Ruth Friedman, director of the Federal Capital Habeas Project, said problems with the federal death penalty include over-federalization of traditionally state crimes and restricted judicial review.

“These and other concerns, including troubling questions about the new execution protocol, are why there must be additional court review before the federal government can proceed with any execution,” she said. Friedman said anti-death penalty advocates are concerned by the “lack of transparency and lack of scrutiny.”

Madeline Cohen, a solo practitioner in Boulder, Colorado, who has three clients on federal death row, said she was surprised to hear about a new protocol after the government spent eight years reviewing the death penalty. The Justice Department, she said, announced “a new protocol and execution dates for guys with no connection to the ongoing lethal injection litigation. From this view, it seems like they're making an end-run around the courts and any transparent rulemaking.”
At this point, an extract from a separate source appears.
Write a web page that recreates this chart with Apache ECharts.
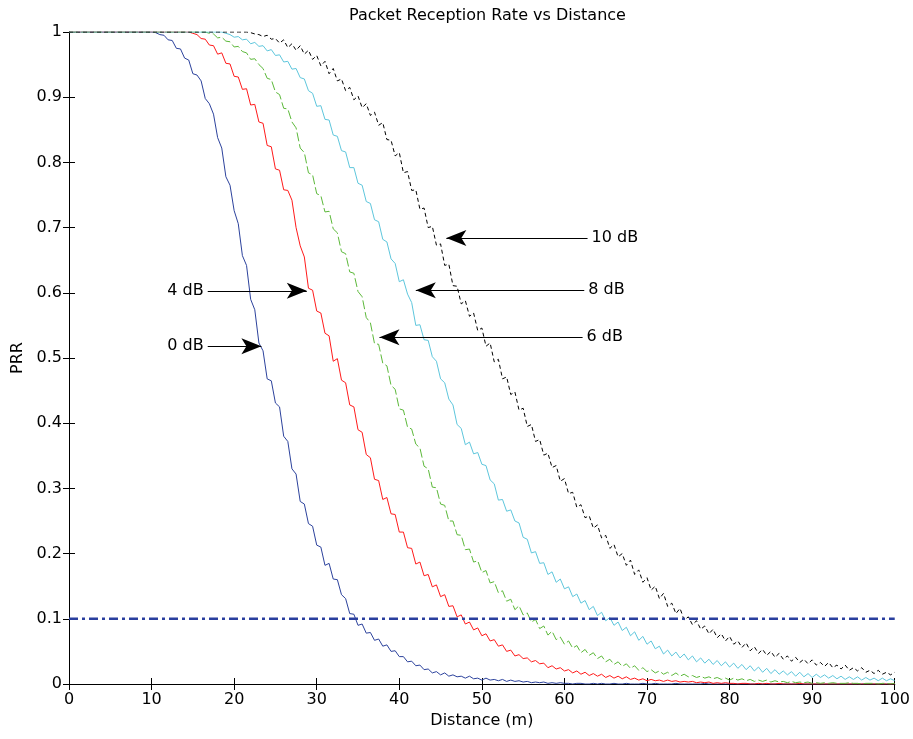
<!DOCTYPE html>
<html><head><meta charset="utf-8">
<script src="https://cdn.jsdelivr.net/npm/echarts@6/dist/echarts.min.js"></script>
<style>html,body{margin:0;padding:0;background:#fff}#c{width:913px;height:739px}</style>
</head><body><div id="c"></div>
<script>
// x: distance in metres, sampled every 0.5 m (0 .. 100)
const distance = Array.from({length:201},(_,i)=>i/2);
const xTicks = [0,10,20,30,40,50,60,70,80,90,100];
const yTicks = [0,0.1,0.2,0.3,0.4,0.5,0.6,0.7,0.8,0.9,1];
const prr0dB = [
1,1,1,1,1,1,1,1,1,1,1,1,1,1,1,1,1,1,1,1,
1,0.999,0.996,0.995,0.988,0.987,0.975,0.974,0.96,0.957,0.936,0.934,0.925,0.898,0.89,0.874,0.838,0.822,0.778,0.765,
0.726,0.706,0.657,0.642,0.59,0.574,0.523,0.511,0.468,0.465,0.431,0.425,0.38,0.372,0.33,0.322,0.28,0.276,0.246,0.242,
0.213,0.21,0.182,0.185,0.161,0.16,0.137,0.131,0.108,0.107,0.09,0.092,0.078,0.079,0.067,0.069,0.058,0.06,0.05,0.051,
0.042,0.042,0.034,0.035,0.028,0.029,0.022,0.023,0.017,0.019,0.014,0.017,0.012,0.014,0.011,0.012,0.009,0.012,0.008,0.009,
0.006,0.009,0.006,0.007,0.005,0.007,0.004,0.006,0.004,0.005,0.003,0.004,0.002,0.003,0.002,0.003,0.001,0.002,0.001,0.002,
0.001,0.001,0,0.001,0.001,0,0,0.001,0,0.001,0,0,0.001,0,0,0.001,0,0,0,0.001,
0,0,0.001,0,0,0,0,0.001,0,0,0,0,0,0,0.001,0,0,0,0,0,
0,0,0,0,0,0,0,0,0,0,0,0,0,0,0,0,0,0,0,0,
0,0,0,0,0,0,0,0,0,0,0,0,0,0,0,0,0,0,0,0,
0];
const prr4dB = [
1,1,1,1,1,1,1,1,1,1,1,1,1,1,1,1,1,1,1,1,
1,1,1,1,1,1,1,1,1,1,0.998,0.996,0.99,0.989,0.98,0.979,0.966,0.968,0.952,0.951,
0.932,0.931,0.912,0.913,0.888,0.889,0.862,0.86,0.826,0.824,0.79,0.788,0.758,0.757,0.742,0.7,0.672,0.655,0.607,0.604,
0.572,0.569,0.538,0.534,0.495,0.499,0.466,0.462,0.428,0.425,0.39,0.386,0.352,0.347,0.314,0.312,0.283,0.286,0.261,0.26,
0.233,0.233,0.209,0.208,0.184,0.187,0.166,0.168,0.149,0.152,0.134,0.137,0.119,0.12,0.103,0.106,0.092,0.095,0.083,0.086,
0.074,0.077,0.066,0.068,0.058,0.06,0.05,0.052,0.043,0.045,0.039,0.04,0.034,0.036,0.031,0.032,0.025,0.028,0.023,0.025,
0.02,0.022,0.017,0.02,0.015,0.018,0.013,0.016,0.012,0.015,0.01,0.013,0.009,0.012,0.008,0.011,0.007,0.009,0.006,0.008,
0.005,0.007,0.005,0.006,0.004,0.006,0.004,0.005,0.003,0.004,0.003,0.004,0.002,0.003,0.002,0.003,0.001,0.002,0.001,0.002,
0.001,0.001,0,0.001,0.001,0,0,0.001,0,0.001,0,0,0.001,0,0,0,0,0.001,0,0,
0,0,0,0,0,0,0,0,0,0,0,0,0,0,0,0,0,0,0,0,
0];
const prr6dB = [
1,1,1,1,1,1,1,1,1,1,1,1,1,1,1,1,1,1,1,1,
1,1,1,1,1,1,1,1,1,1,1,1,1,1,0.998,0.997,0.991,0.992,0.986,0.985,
0.977,0.978,0.97,0.968,0.958,0.959,0.95,0.944,0.929,0.927,0.908,0.904,0.883,0.882,0.862,0.853,0.822,0.815,0.784,0.781,
0.752,0.749,0.724,0.725,0.698,0.692,0.663,0.66,0.632,0.63,0.602,0.594,0.562,0.554,0.522,0.521,0.492,0.488,0.458,0.452,
0.422,0.42,0.394,0.391,0.368,0.362,0.334,0.33,0.302,0.301,0.276,0.274,0.25,0.25,0.229,0.228,0.206,0.207,0.187,0.189,
0.171,0.174,0.155,0.157,0.14,0.143,0.127,0.13,0.114,0.12,0.106,0.109,0.095,0.099,0.085,0.089,0.075,0.081,0.068,0.072,
0.061,0.066,0.055,0.059,0.048,0.053,0.044,0.048,0.039,0.043,0.034,0.038,0.03,0.034,0.027,0.031,0.024,0.028,0.021,0.025,
0.019,0.022,0.017,0.02,0.015,0.018,0.013,0.017,0.012,0.015,0.011,0.013,0.01,0.012,0.009,0.011,0.008,0.01,0.007,0.009,
0.006,0.009,0.006,0.008,0.005,0.007,0.004,0.006,0.004,0.006,0.003,0.005,0.003,0.004,0.002,0.004,0.002,0.003,0.002,0.003,
0.001,0.002,0.001,0.002,0.001,0.002,0.001,0.001,0.001,0.002,0.001,0.001,0,0.001,0.001,0.001,0,0.001,0.001,0,
0.001];
const prr8dB = [
1,1,1,1,1,1,1,1,1,1,1,1,1,1,1,1,1,1,1,1,
1,1,1,1,1,1,1,1,1,1,1,1,1,1,1,1,1,1,0.998,0.996,
0.992,0.993,0.988,0.989,0.982,0.984,0.978,0.979,0.971,0.973,0.964,0.965,0.954,0.955,0.943,0.944,0.93,0.928,0.91,0.906,
0.886,0.887,0.866,0.865,0.842,0.84,0.818,0.816,0.792,0.792,0.768,0.765,0.74,0.737,0.712,0.709,0.682,0.678,0.652,0.645,
0.617,0.62,0.598,0.585,0.55,0.551,0.528,0.527,0.502,0.495,0.468,0.462,0.437,0.428,0.398,0.392,0.367,0.371,0.353,0.355,
0.337,0.335,0.313,0.307,0.282,0.283,0.265,0.267,0.25,0.247,0.225,0.222,0.201,0.203,0.185,0.186,0.168,0.172,0.156,0.161,
0.146,0.149,0.134,0.138,0.124,0.128,0.114,0.119,0.105,0.11,0.097,0.102,0.09,0.095,0.082,0.087,0.074,0.08,0.067,0.073,
0.061,0.066,0.054,0.058,0.046,0.052,0.043,0.049,0.04,0.046,0.037,0.043,0.034,0.04,0.032,0.038,0.03,0.036,0.028,0.034,
0.026,0.032,0.024,0.03,0.022,0.028,0.02,0.026,0.018,0.024,0.016,0.022,0.015,0.02,0.014,0.019,0.012,0.018,0.011,0.016,
0.01,0.015,0.01,0.014,0.009,0.013,0.008,0.012,0.007,0.011,0.007,0.011,0.006,0.01,0.006,0.009,0.005,0.009,0.005,0.008,
0.005];
const prr10dB = [
1,1,1,1,1,1,1,1,1,1,1,1,1,1,1,1,1,1,1,1,
1,1,1,1,1,1,1,1,1,1,1,1,1,1,1,1,1,1,1,1,
1,1,1,1,0.999,0.997,0.996,0.993,0.995,0.989,0.99,0.983,0.988,0.976,0.982,0.972,0.979,0.966,0.972,0.958,
0.964,0.948,0.955,0.936,0.944,0.925,0.928,0.91,0.915,0.896,0.902,0.884,0.89,0.872,0.877,0.857,0.861,0.835,0.834,0.81,
0.815,0.784,0.786,0.757,0.758,0.728,0.73,0.7,0.702,0.673,0.675,0.642,0.644,0.611,0.61,0.583,0.588,0.564,0.569,0.542,
0.546,0.518,0.523,0.494,0.498,0.468,0.471,0.444,0.448,0.42,0.423,0.395,0.398,0.372,0.375,0.351,0.354,0.332,0.335,0.311,
0.315,0.292,0.294,0.271,0.275,0.255,0.258,0.239,0.244,0.224,0.228,0.208,0.214,0.195,0.2,0.182,0.19,0.168,0.175,0.156,
0.163,0.144,0.15,0.131,0.139,0.119,0.124,0.108,0.116,0.098,0.103,0.091,0.097,0.084,0.089,0.077,0.084,0.071,0.077,0.066,
0.073,0.061,0.066,0.056,0.063,0.051,0.057,0.047,0.053,0.044,0.05,0.041,0.047,0.038,0.043,0.035,0.041,0.033,0.038,0.031,
0.037,0.029,0.033,0.027,0.033,0.025,0.029,0.023,0.029,0.021,0.025,0.02,0.025,0.018,0.021,0.016,0.021,0.015,0.018,0.014,
0.018];
const threshold = 0.1;
const annotations = [
  {text:'10 dB', from:[62.8,0.684], to:[45.7,0.684]},
  {text:'8 dB', from:[62.4,0.604], to:[42.0,0.604]},
  {text:'6 dB', from:[62.2,0.532], to:[37.6,0.532]},
  {text:'4 dB', from:[16.8,0.603], to:[28.8,0.603]},
  {text:'0 dB', from:[16.8,0.518], to:[23.3,0.518]}
];

const font = 'DejaVu Sans, Liberation Sans, Arial, sans-serif';
const pairs = arr => distance.map((d,i)=>[d,arr[i]]);
const curve = (name, arr, color, type) => ({
  name, type:'line', data: pairs(arr), showSymbol:false, symbol:'none',
  lineStyle:{color, width:1, type: type || 'solid'}, z:3
});

const chart = echarts.init(document.getElementById('c'), null, {renderer:'canvas'});
const axCommon = {
  min:0, axisLine:{show:true, lineStyle:{color:'#000', width:1}},
  axisTick:{show:true, inside:true, length:6, lineStyle:{color:'#000'}},
  splitLine:{show:false}
};
chart.setOption({
  animation:false,
  backgroundColor:'#fff',
  title:{text:'Packet Reception Rate vs Distance', left:482.5, textAlign:'center', top:3,
    textStyle:{fontFamily:font, fontSize:16, fontWeight:'normal', color:'#000'}},
  grid:{left:69, right:17, top:32, bottom:55},
  xAxis:[
    Object.assign({}, axCommon, {type:'value', position:'bottom', max:100, interval:10,
      name:'Distance (m)', nameLocation:'middle', nameGap:28,
      nameTextStyle:{fontFamily:font, fontSize:16, color:'#000'},
      axisLabel:{fontFamily:font, fontSize:16, color:'#000', margin:8,
        formatter: v => xTicks.includes(v) ? String(v) : ''}}),
    Object.assign({}, axCommon, {type:'value', position:'top', max:100, interval:10, axisLabel:{show:false}})
  ],
  yAxis:[
    Object.assign({}, axCommon, {type:'value', position:'left', max:1, interval:0.1,
      name:'PRR', nameLocation:'middle', nameGap:43,
      nameTextStyle:{fontFamily:font, fontSize:16, color:'#000'},
      axisLabel:{fontFamily:font, fontSize:16, color:'#000', margin:7,
        formatter: v => { const t = yTicks.find(y => Math.abs(y - v) < 1e-9); return t === undefined ? '' : String(t); }}}),
    Object.assign({}, axCommon, {type:'value', position:'right', max:1, interval:0.1, axisLabel:{show:false}})
  ],
  series:[
    curve('0 dB', prr0dB, '#2c429c'),
    curve('4 dB', prr4dB, '#ff1a1a'),
    curve('6 dB', prr6dB, '#5cb83a', [9,3]),
    curve('8 dB', prr8dB, '#5ec6dc'),
    curve('10 dB', prr10dB, '#000000', [4,3]),
    {type:'line', data:[[0,threshold],[100,threshold]], showSymbol:false, symbol:'none',
      lineStyle:{color:'#2a3f9e', width:2.5, type:[9,4,3,4]}, z:4},
    {type:'line', data:[], z:5, silent:true,
      markLine:{silent:true, animation:false, symbol:['none','arrow'], symbolSize:[12,20],
        lineStyle:{color:'#000', width:1, type:'solid'},
        label:{show:true, position:'start', distance:4, fontFamily:font, fontSize:16, color:'#000',
          formatter: p => p.data.name},
        data: annotations.map(a => [
          {coord:a.from, name:a.text},
          {coord:a.to}
        ])
      }}
  ]
});
</script></body></html>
Cassandra Stubbs, director of the Capital Punishment Project at the American Civil Liberties Union, said in a statement: “We, along with a broad coalition of national groups, are looking carefully at this. We will challenge this move, which is completely out of step with the American people and justice at large. The DOJ is on the wrong side of history again.”

The application of the death penalty nationally has dropped significantly in recent years. Twenty-five inmates were executed in 2018, according to an annual survey by the Death Penalty Information Center. In 1999, nearly 100 prisoners were executed.

Tanya Chutkan Tanya S. Chutkan, during her confirmation hearing before the Senate Judiciary Committee, to be U.S. District Judge for the District of Columbia. Febr. 25, 2014. Photo by Diego M. Radzinschi/NLJ

Several major U.S. law firms, including King & Spalding, Vinson & Elkins, Troutman Sanders and Skadden, Arps, Slate, Meagher & Flom have participated in the Washington court, representing either plaintiffs or other inmates who intervened in the litigation.

Enzinna suggested the five inmates who received execution dates Thursday could try to intervene in the case before Chutkan in Washington's federal trial court. “It would be very odd if we were to litigate our claim and find violations of the APA and have the case sent back while [the department] is executing other  people,” he said.

There are currently 62 people on federal death row—61 men and one woman. The last federal execution was in 2003. The Justice Department said executions for the five inmates will be in December and January.